» **WHAT YOU NEED TO DO**
Copy exactly the lines from the beginning of the data down to and including the line holding "(0,0) rectangle (1255,621);", without any pictures.

• • •

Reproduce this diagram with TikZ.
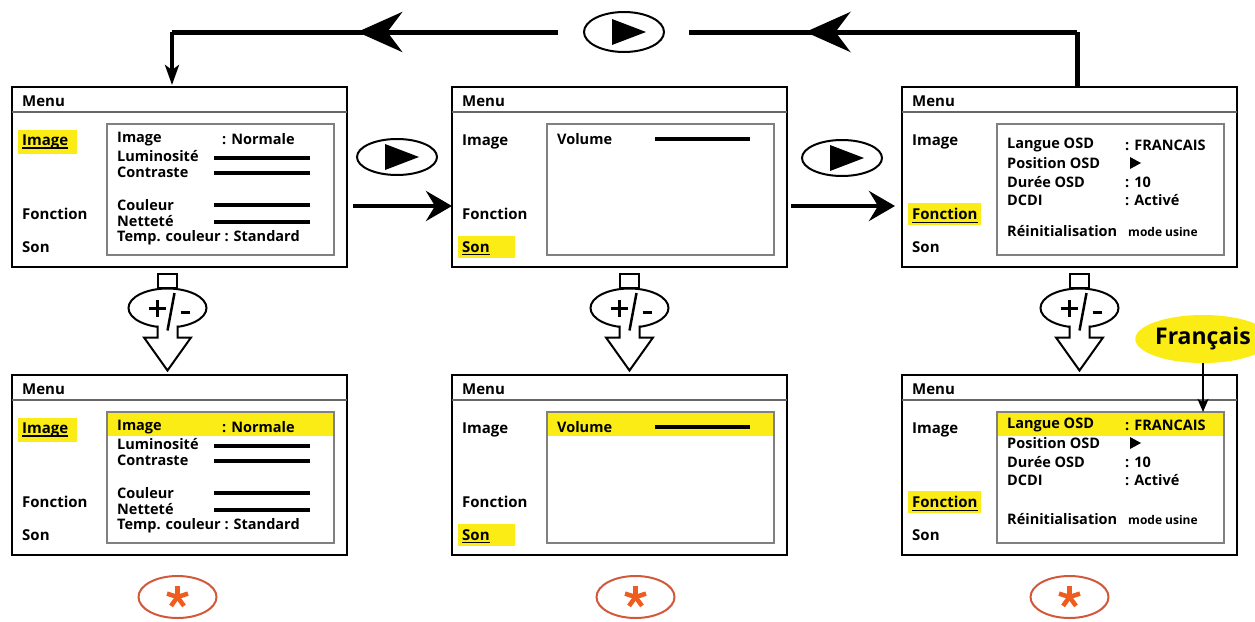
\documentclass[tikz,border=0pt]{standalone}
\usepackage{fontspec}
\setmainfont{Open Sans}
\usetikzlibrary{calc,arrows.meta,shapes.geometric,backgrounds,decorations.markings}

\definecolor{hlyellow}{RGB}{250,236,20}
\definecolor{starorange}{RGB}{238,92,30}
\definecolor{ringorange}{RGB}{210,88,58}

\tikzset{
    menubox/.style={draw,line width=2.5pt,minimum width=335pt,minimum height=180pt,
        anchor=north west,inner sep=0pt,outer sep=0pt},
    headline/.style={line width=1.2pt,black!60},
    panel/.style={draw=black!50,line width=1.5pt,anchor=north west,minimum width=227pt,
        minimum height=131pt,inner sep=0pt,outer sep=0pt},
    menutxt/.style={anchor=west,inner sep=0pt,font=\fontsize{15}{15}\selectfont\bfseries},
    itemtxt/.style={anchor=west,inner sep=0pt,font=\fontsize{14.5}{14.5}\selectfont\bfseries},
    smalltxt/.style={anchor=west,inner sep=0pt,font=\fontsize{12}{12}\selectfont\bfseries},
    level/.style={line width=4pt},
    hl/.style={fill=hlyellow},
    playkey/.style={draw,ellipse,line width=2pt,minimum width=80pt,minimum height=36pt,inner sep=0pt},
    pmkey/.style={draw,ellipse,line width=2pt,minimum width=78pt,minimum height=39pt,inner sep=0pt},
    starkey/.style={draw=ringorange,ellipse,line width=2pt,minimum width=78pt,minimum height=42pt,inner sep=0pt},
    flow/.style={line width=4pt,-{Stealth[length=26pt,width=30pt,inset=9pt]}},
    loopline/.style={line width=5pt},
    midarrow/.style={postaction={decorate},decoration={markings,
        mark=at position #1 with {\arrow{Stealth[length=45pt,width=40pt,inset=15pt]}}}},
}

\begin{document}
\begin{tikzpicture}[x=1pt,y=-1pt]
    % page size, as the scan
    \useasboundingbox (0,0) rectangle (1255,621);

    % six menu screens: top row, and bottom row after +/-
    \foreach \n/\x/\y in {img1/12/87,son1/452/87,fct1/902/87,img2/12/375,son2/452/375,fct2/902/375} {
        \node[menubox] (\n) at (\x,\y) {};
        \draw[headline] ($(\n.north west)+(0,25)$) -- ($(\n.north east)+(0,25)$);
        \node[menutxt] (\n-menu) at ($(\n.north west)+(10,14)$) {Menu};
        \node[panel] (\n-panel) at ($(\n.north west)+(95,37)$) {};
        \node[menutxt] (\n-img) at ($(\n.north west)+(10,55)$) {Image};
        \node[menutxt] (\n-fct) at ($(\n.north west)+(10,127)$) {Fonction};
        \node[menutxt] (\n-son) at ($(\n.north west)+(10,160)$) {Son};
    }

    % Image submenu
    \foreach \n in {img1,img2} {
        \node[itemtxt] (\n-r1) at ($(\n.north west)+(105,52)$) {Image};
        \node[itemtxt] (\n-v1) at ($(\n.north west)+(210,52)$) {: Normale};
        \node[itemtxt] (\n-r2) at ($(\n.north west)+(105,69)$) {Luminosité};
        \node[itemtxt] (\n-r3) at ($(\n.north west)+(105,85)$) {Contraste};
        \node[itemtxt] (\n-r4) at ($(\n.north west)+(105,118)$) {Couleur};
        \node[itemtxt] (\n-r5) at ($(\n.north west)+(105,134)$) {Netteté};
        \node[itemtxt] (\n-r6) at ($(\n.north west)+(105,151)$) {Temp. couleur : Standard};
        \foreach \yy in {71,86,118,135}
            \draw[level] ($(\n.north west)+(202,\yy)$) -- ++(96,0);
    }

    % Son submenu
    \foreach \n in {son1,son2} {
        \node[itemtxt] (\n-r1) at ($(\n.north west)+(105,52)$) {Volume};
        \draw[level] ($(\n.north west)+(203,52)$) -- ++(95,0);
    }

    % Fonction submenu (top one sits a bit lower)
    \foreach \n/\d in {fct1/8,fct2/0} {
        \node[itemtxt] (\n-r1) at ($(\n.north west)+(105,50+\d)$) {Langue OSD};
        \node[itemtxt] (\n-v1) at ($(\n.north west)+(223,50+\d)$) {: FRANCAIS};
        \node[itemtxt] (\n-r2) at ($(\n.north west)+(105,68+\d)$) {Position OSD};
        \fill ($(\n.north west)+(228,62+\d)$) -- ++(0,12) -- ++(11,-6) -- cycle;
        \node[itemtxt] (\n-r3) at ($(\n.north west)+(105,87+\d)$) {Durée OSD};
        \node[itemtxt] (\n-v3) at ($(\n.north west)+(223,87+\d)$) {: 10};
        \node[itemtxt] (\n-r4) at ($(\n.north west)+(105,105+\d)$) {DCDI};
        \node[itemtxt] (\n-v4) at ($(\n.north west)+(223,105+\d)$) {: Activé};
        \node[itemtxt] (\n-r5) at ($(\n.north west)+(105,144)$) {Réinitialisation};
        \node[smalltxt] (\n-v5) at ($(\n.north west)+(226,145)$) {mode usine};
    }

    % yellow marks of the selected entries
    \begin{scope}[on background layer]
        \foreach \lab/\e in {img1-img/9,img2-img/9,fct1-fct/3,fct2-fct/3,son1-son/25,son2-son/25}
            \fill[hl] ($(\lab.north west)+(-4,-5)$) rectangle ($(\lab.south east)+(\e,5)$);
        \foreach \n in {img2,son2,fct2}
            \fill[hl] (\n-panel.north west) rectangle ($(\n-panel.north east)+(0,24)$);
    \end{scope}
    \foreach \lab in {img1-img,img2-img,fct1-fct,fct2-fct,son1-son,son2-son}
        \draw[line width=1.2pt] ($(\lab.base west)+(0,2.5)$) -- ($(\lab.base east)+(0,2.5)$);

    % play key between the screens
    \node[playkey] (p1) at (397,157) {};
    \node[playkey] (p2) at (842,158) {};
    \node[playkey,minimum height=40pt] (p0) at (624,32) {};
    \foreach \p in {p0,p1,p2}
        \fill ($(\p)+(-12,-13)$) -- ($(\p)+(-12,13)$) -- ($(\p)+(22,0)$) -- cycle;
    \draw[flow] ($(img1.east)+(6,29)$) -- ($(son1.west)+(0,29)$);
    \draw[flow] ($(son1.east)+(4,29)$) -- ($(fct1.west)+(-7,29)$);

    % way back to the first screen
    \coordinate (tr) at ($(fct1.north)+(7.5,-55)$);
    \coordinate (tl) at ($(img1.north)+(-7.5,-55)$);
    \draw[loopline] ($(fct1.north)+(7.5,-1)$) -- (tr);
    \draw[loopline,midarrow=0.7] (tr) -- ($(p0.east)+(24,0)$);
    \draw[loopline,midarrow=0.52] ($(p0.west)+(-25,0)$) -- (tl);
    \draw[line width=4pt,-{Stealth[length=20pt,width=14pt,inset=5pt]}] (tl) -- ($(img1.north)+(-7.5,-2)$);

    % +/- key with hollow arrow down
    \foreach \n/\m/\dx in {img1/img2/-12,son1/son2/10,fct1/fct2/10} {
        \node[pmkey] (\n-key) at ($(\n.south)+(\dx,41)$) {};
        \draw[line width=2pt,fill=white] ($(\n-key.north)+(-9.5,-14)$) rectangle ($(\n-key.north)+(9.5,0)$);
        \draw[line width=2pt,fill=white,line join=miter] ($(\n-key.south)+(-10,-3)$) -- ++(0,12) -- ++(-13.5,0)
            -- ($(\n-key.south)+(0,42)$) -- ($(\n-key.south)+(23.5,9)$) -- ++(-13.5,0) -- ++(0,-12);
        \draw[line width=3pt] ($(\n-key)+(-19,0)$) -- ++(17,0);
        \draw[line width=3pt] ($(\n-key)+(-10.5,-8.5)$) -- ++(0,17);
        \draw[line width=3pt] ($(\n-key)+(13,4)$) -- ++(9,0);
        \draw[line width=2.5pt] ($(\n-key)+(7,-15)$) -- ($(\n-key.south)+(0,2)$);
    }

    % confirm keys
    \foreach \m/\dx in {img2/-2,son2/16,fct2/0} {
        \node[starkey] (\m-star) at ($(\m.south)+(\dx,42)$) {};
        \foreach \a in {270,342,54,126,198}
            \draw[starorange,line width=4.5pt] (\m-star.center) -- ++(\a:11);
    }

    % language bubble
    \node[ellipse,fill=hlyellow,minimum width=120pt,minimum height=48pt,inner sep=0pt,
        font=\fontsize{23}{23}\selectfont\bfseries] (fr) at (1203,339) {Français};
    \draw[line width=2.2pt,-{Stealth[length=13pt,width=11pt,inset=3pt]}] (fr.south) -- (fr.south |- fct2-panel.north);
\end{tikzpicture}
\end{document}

• • •

» **SOLUTION**
Reproduce this diagram with TikZ.
\documentclass[tikz,border=0pt]{standalone}
\usepackage{fontspec}
\setmainfont{Open Sans}
\usetikzlibrary{calc,arrows.meta,shapes.geometric,backgrounds,decorations.markings}

\definecolor{hlyellow}{RGB}{250,236,20}
\definecolor{starorange}{RGB}{238,92,30}
\definecolor{ringorange}{RGB}{210,88,58}

\tikzset{
    menubox/.style={draw,line width=2.5pt,minimum width=335pt,minimum height=180pt,
        anchor=north west,inner sep=0pt,outer sep=0pt},
    headline/.style={line width=1.2pt,black!60},
    panel/.style={draw=black!50,line width=1.5pt,anchor=north west,minimum width=227pt,
        minimum height=131pt,inner sep=0pt,outer sep=0pt},
    menutxt/.style={anchor=west,inner sep=0pt,font=\fontsize{15}{15}\selectfont\bfseries},
    itemtxt/.style={anchor=west,inner sep=0pt,font=\fontsize{14.5}{14.5}\selectfont\bfseries},
    smalltxt/.style={anchor=west,inner sep=0pt,font=\fontsize{12}{12}\selectfont\bfseries},
    level/.style={line width=4pt},
    hl/.style={fill=hlyellow},
    playkey/.style={draw,ellipse,line width=2pt,minimum width=80pt,minimum height=36pt,inner sep=0pt},
    pmkey/.style={draw,ellipse,line width=2pt,minimum width=78pt,minimum height=39pt,inner sep=0pt},
    starkey/.style={draw=ringorange,ellipse,line width=2pt,minimum width=78pt,minimum height=42pt,inner sep=0pt},
    flow/.style={line width=4pt,-{Stealth[length=26pt,width=30pt,inset=9pt]}},
    loopline/.style={line width=5pt},
    midarrow/.style={postaction={decorate},decoration={markings,
        mark=at position #1 with {\arrow{Stealth[length=45pt,width=40pt,inset=15pt]}}}},
}

\begin{document}
\begin{tikzpicture}[x=1pt,y=-1pt]
    % page size, as the scan
    \useasboundingbox (0,0) rectangle (1255,621);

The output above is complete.